Third Thundercrack! and Studio Visit

So my meeting with the museum curator went great. She was very encouraging and amazingly honest. At one point she asked if she was being too rough, and when I responded that since most of my friends tend to be too nice to say “Chris, this isn’t working for me,” I encouraged her to be honest since I respect her opinion and that I could take it, well then she really let me have it, but it was all really accurate and smart and she even confirmed some of my own misgivings about several pieces. She said the work was very strong, and when looking at Scylla and Charybdis, she actually gasped and said, “I’ve never seen anything like this before…” and added that it showed a real deep engagement with my subject matter and with looking.

So anyway, this morning I went to see a film at the Jewish Film Festival that a friend of mine from New York, Lily made. It was a little gem about Lily’s relationship with her father, more specifically about her coming to terms with the complexity of her father, who cheated on his wife but then later took exquisite care of her in her dying days. Lily asks her bedridden dad, his legs amputated, why none of his children can communicate with him, and he just blows off her question–she’s left to deal with the subject on her own–and she does just that. Afterward we had lunch at Luna Piena, which I guess is now just Luna, with her west coast friends and family, and drank wine that David made. Which is probably why I have a headache at the moment.

Tonight and Tomorrow

Well, the jam is pretty tasty, but I think I heated it to too high a temperature.
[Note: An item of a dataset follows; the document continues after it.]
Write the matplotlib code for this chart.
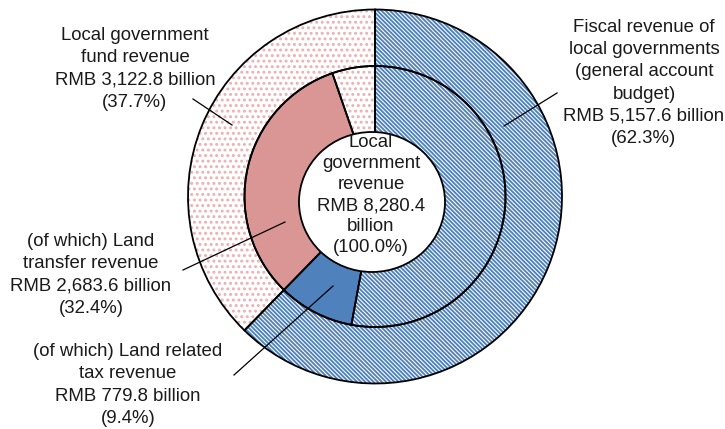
import matplotlib.pyplot as plt
from matplotlib.patches import Ellipse

plt.rcParams['font.family'] = ['Liberation Sans', 'DejaVu Sans']
plt.rcParams['hatch.linewidth'] = 1.35

# shares of local government revenue (%)
outer_share = [62.3, 37.7]            # general account budget, fund revenue
inner_share = [52.9, 9.4, 32.4, 5.3]  # other budget, land tax, land transfer, other fund

labels = {
    'fiscal': 'Fiscal revenue of\nlocal governments\n(general account\nbudget)\nRMB 5,157.6 billion\n(62.3%)',
    'fund': 'Local government\nfund revenue\nRMB 3,122.8 billion\n(37.7%)',
    'transfer': '(of which) Land\ntransfer revenue\nRMB 2,683.6 billion\n(32.4%)',
    'tax': '(of which) Land related\ntax revenue\nRMB 779.8 billion\n(9.4%)',
    'total': 'Local\ngovernment\nrevenue\nRMB 8,280.4\nbillion\n(100.0%)',
}

blue = '#4F81BD'
pink = '#D99694'
dot = '#EBB0B0'
stripes = '\\' * 8
dots = '...'

W, H = 725, 429
fig = plt.figure(figsize=(W / 100, H / 100), dpi=100)
ax = fig.add_axes([0, 0, 1, 1])

cx, cy = 375, H - 196.5
r_out, r_in, r_hole = 187, 130.5, 55

# outer ring
wo, _ = ax.pie(outer_share, radius=r_out, center=(cx, cy), startangle=90,
               counterclock=False, colors=['white', 'white'],
               wedgeprops=dict(width=r_out - r_in, linewidth=0))
wo[0].set_hatch(stripes)
wo[0].set_edgecolor(blue)
wo[1].set_hatch(dots)
wo[1].set_edgecolor(dot)

# inner ring
wi, _ = ax.pie(inner_share, radius=r_in, center=(cx, cy), startangle=90,
               counterclock=False, colors=['white', blue, pink, 'white'],
               wedgeprops=dict(width=r_in - r_hole, linewidth=0))
wi[0].set_hatch(stripes)
wi[0].set_edgecolor(blue)
wi[3].set_hatch(dots)
wi[3].set_edgecolor(dot)

# black outlines on top of the fills
for vals, r, width in [(outer_share, r_out, r_out - r_in),
                       (inner_share, r_in, r_in - r_hole)]:
    ax.pie(vals, radius=r, center=(cx, cy), startangle=90, counterclock=False,
           wedgeprops=dict(width=width, facecolor='none', edgecolor='black',
                           linewidth=1.3))

ax.add_patch(Ellipse((372, H - 202), 146, 140, facecolor='white',
                     edgecolor='black', linewidth=1.3, zorder=5))

# leader lines
leaders = [
    ((557, 93), (504, 126)),
    ((193, 99), (232, 125)),
    ((183, 270), (285, 222)),
    ((234, 375), (333, 286)),
]
for (x0, y0), (x1, y1) in leaders:
    ax.plot([x0, x1], [H - y0, H - y1], color='black', linewidth=0.9, zorder=6)

fs = 13.4
txt = dict(ha='center', va='center', fontsize=fs, color='#1a1a1a',
           linespacing=1.4, multialignment='center', zorder=7)
ax.text(644, H - 83, labels['fiscal'], **txt)
ax.text(135, H - 69, labels['fund'], **txt)
ax.text(91, H - 275, labels['transfer'], **txt)
ax.text(128, H - 385, labels['tax'], **txt)
ax.text(371, H - 195, labels['total'], **dict(txt, linespacing=1.31))

ax.set_xlim(0, W)
ax.set_ylim(0, H)
ax.set_aspect('equal')
ax.axis('off')

fig.savefig('out.png', dpi=100)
It’s a little too firm, but still well within acceptable parameters. It’s hard to reach that delicate balance between runny and firm that your grandmother seemed to be able to reach without a candy thermometer.
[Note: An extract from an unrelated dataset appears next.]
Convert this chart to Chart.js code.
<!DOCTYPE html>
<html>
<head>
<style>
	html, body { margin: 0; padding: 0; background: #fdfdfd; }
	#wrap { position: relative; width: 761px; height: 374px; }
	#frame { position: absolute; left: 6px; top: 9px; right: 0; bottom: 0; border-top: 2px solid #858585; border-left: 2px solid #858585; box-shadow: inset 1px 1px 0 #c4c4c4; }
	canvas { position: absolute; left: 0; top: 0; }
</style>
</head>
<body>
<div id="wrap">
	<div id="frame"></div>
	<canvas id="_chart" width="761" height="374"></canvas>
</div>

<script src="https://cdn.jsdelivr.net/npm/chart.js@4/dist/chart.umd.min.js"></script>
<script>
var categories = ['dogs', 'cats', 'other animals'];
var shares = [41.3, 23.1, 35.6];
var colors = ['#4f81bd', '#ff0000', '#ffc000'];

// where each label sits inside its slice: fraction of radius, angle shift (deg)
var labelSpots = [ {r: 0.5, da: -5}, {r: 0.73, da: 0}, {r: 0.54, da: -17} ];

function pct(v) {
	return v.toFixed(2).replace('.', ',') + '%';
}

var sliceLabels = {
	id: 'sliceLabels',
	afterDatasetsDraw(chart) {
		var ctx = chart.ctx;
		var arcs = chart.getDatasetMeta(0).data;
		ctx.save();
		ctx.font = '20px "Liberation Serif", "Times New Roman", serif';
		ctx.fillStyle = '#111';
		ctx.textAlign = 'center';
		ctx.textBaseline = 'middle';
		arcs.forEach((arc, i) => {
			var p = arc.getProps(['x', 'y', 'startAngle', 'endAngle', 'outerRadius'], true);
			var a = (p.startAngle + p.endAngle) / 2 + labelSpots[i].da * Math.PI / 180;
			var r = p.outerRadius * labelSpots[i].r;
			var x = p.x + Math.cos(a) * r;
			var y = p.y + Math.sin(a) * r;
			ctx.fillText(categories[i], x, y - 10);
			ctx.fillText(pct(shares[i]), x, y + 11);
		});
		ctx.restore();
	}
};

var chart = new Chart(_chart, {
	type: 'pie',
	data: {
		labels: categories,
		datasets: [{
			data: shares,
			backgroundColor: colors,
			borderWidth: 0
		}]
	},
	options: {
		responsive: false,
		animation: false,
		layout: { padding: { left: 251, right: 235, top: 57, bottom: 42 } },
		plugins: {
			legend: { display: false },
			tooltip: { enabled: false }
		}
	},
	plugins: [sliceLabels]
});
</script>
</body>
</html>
Big Chrissy and I watched the new Todd Solondz film Storytelling tonight, which I thought was great. Not as stellar as Happiness–bleaker, and more cynical. The characters weren’t given as much depth, too. I find that he often creates characters who are defined by a particular flaw or idiosyncrasy (and sometimes even named after them, like “Hope” in Happiness), but rather than be limited by their one-dimensionality, they’re surprisingly complex. So although these characters were interesting and given great dialog, they seemed a little thinly drawn. I really like his directorial style, though, particularly in how stilted all the acting is, which somehow isolates the actors and draws attention to their actions and words, and abstracts the emotional content.
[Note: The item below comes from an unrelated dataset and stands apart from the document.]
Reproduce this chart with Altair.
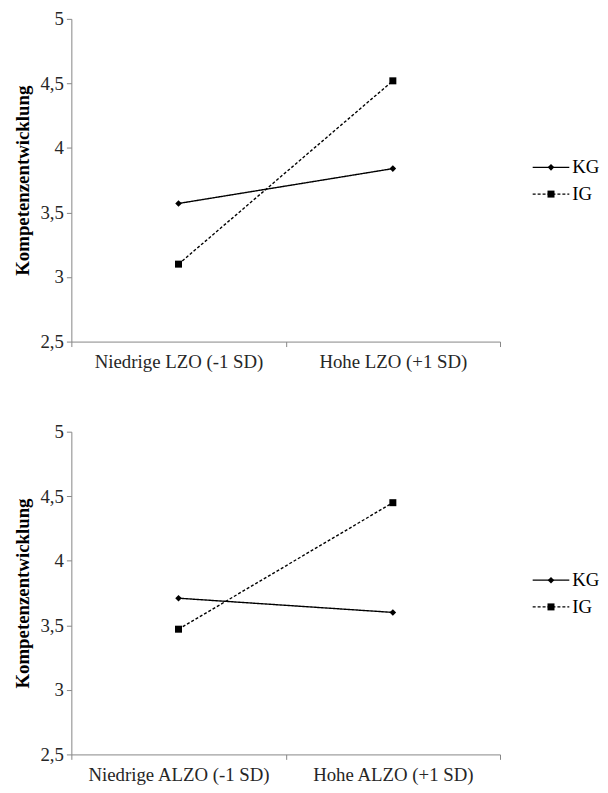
import altair as alt
import pandas as pd

# ---- data ----
groups = ["KG", "IG"]
cats_top = ["Niedrige LZO (-1 SD)", "Hohe LZO (+1 SD)"]
cats_bottom = ["Niedrige ALZO (-1 SD)", "Hohe ALZO (+1 SD)"]
kg_top = [3.57, 3.84]
ig_top = [3.10, 4.52]
kg_bottom = [3.71, 3.60]
ig_bottom = [3.47, 4.45]
y_ticks = [2.5, 3, 3.5, 4, 4.5, 5]
y_title = "Kompetenzentwicklung"

FONT = "Liberation Serif"
AXIS_GREY = "#868686"
LABEL_COL = "#262626"

dash_scale = alt.Scale(domain=groups, range=[[1, 0], [3, 2]])
shape_scale = alt.Scale(domain=groups, range=["diamond", "square"])
size_scale = alt.Scale(domain=groups, range=[44, 50])


def panel(cats, kg, ig):
    df = pd.DataFrame({
        "cat": cats + cats,
        "group": ["KG"] * len(cats) + ["IG"] * len(cats),
        "value": kg + ig,
    })
    x = alt.X("cat:N", sort=cats,
              scale=alt.Scale(type="band", domain=cats, paddingInner=0, paddingOuter=0),
              axis=alt.Axis(title=None, labelAngle=0, tickBand="extent",
                            labelPadding=6, tickSize=5, labelLimit=0,
                            labelFont=FONT, labelFontSize=19, labelColor=LABEL_COL))
    y = alt.Y("value:Q",
              scale=alt.Scale(domain=[2.5, 5], nice=False, zero=False),
              axis=alt.Axis(title=y_title, values=y_ticks,
                            labelExpr="replace(toString(datum.value), '.', ',')",
                            tickSize=5, labelPadding=3, titlePadding=8,
                            labelFont=FONT, labelFontSize=19, labelColor=LABEL_COL,
                            titleFont=FONT, titleFontSize=19, titleFontWeight="bold",
                            titleColor="black"))
    base = alt.Chart(df).encode(x=x, y=y)
    line = base.mark_line(color="black", strokeWidth=1.4).encode(
        strokeDash=alt.StrokeDash("group:N", scale=dash_scale, legend=None),
        detail="group:N",
    )
    pts = base.mark_point(filled=True, color="black", opacity=1).encode(
        shape=alt.Shape("group:N", scale=shape_scale, legend=None),
        size=alt.Size("group:N", scale=size_scale, legend=None),
    )
    return alt.layer(line, pts).properties(width=433, height=326)


def legend_panel():
    ldf = pd.DataFrame({"group": groups, "start": [0, 0], "end": [1, 1], "mid": [0.5, 0.5]})
    xs = alt.Scale(domain=[0, 1], nice=False, zero=False)
    ys = alt.Scale(type="point", domain=groups, range=[150, 177], padding=0)
    base = alt.Chart(ldf).encode(y=alt.Y("group:N", scale=ys, axis=None))
    rule = base.mark_rule(color="black", strokeWidth=1.4).encode(
        x=alt.X("start:Q", scale=xs, axis=None), x2="end:Q",
        strokeDash=alt.StrokeDash("group:N", scale=dash_scale, legend=None),
    )
    pt = base.mark_point(filled=True, color="black", opacity=1).encode(
        x=alt.X("mid:Q", scale=xs, axis=None),
        shape=alt.Shape("group:N", scale=shape_scale, legend=None),
        size=alt.Size("group:N", scale=size_scale, legend=None),
    )
    txt = base.mark_text(align="left", baseline="middle", dx=3, font=FONT,
                         fontSize=19, color="black").encode(
        x=alt.X("end:Q", scale=xs, axis=None), text="group:N")
    return alt.layer(rule, pt, txt).properties(width=37, height=326)


chart = alt.concat(
    panel(cats_top, kg_top, ig_top), legend_panel(),
    panel(cats_bottom, kg_bottom, ig_bottom), legend_panel(),
    columns=2,
    spacing={"row": 91, "column": 33},
    bounds="flush",
).resolve_scale(
    x="independent", y="independent"
).properties(
    padding={"left": 5, "top": -2, "right": 0, "bottom": 5}
).configure(
    font=FONT
).configure_view(
    strokeWidth=0
).configure_axis(
    labelFont=FONT, titleFont=FONT, labelFontSize=19, titleFontSize=19,
    titleFontWeight="bold", titleColor="black", labelColor=LABEL_COL,
    domainColor=AXIS_GREY, tickColor=AXIS_GREY, grid=False,
)

chart.save("out.html", embed_options={"renderer": "svg", "actions": False})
Tomorrow the museum curator is coming over to visit my studio. I’m hoping to finish this piece that I’ve been toying with for the last few weeks, so that I’ll have three pieces from my Thundercrack! series to show her in addition to all of my other obsessive works. Keep your fingers crossed!

Ashes, Ann Miller

I just got back from the movies, Wong Kar Wai’s Ashes of Time, which started an hour late due to a burned out bulb so I was late getting home to talk to BC, who hung up on me, so instead, I’ll snuggle up with my Dear Blog and update you on my evening with Ann Miller last night!

I drove down to Palo Alto this morning to pick up my new coffee table with Big Chrissy, which turned out to be somewhat of a disappointment (not original finish, no identifying marks, scuffed well beyond “great shape”), then on to the LAB’s board retreat with my house guest Carla, an experimental playwright with an association to the language poets, she’s married to one, who’s in town from Detroit for a residency at the LAB. I stopped in as a member of their advisory board to see what was up and say hi, and to have Carla talk to the board about her residency. The retreat was at Minnette’s, an old pal and photographer (her son is Michael, the film director). I was on the board for about 5 years, and last year left to serve in an advisory capacity. Elizabeth, the administrative director, greeted me with a pat on the stomach and “Chriiiiis, you’ve GROWN so muuuuuuuuch,” and Richard greeted me with “You’re so gray…” Have I gone downhill that fast? Anyway, Ashes of Time was great–almost incomprehensible but with fabulous fight scenes and deeply moving highly manipulative expressions of emotional intensity that just popped out of nowhere and left you crying before you could really figure out why.

Okay, so the evening with Ann Miller started out with a little reception for her, at the Castro Theater. She held court in the lobby, surrounded by drag queens and old movie buffs. I decided to go upstairs and grab a bite before introducing myself and telling her how much I totally worshiped her, but ran into Roberto from the BAR and had a few too many glasses of wine, so by the time I meandered back downstairs, she was gone! The pre-show entertainment was pretty swell, though, with a tap-dancing drag queen recreating Miller’s “Shaking the Blues Away” number and Connie Champagne doing a very believable Judy Garland. At one point, the drag Ann stepped up to the mike and said “I have some bad news–I’ve just been told that I’m not Ann Miller….” and then introduced the real McCoy, who was interviewed for about an hour by Jan Wahl, who asked fairly tame questions, but the crowd went wild whenever Ann said anything. After the interview, the drag queen in front of me pulled off his big hair, opened his suitcase, set a mirror on top, took off his makeup, slipped out of his leopard-skin dress and into a gray sweatshirt. During the screening of the film, Kiss Me Kate in 3D, he and his companion took numerous flash photographs of the film. Can’t wait to see those…

Lovely and Amazing and Doris and Rock

I’ve had a few days to settle back into San Francisco, and now back to the movies. Tonight I saw a little bit of Rock Hudson and Doris Day in Lover Come Back, not enough to get a complete take on the film, but enough to want to see more of it, and to revisit Pillow Talk and to think about Doris and Rock. They’re so much fun to watch, I think it’s because they present a humorous inversion of traditional sex roles. Doris is a total top, always in control, never duped–even with the soft focus close-ups, her femininity just seems so, well, manly. Rock is just dreamy, a big cream puff who is typically manipulative and charming, often at the same time and with his own vain interests in mind, and seems to always end up is some state of partial nudity. In the end, Rock’s seemingly misguided feminine antics win out over Doris’ masculine logic, in a unique perversion of film tradition. (Nick and Nora experience similar dynamics, but without the partial nudity.)

I also saw Lovely and Amazing tonight, a fine film with really solid acting and a good script. It was like a Todd Solondz film without the perverted edge–ordinary screwed up people, wasted lives and regrets, and bitter, angry women. And their adoped crack ho’ babies. And lots of laughs, liposuction, and inconsequential men.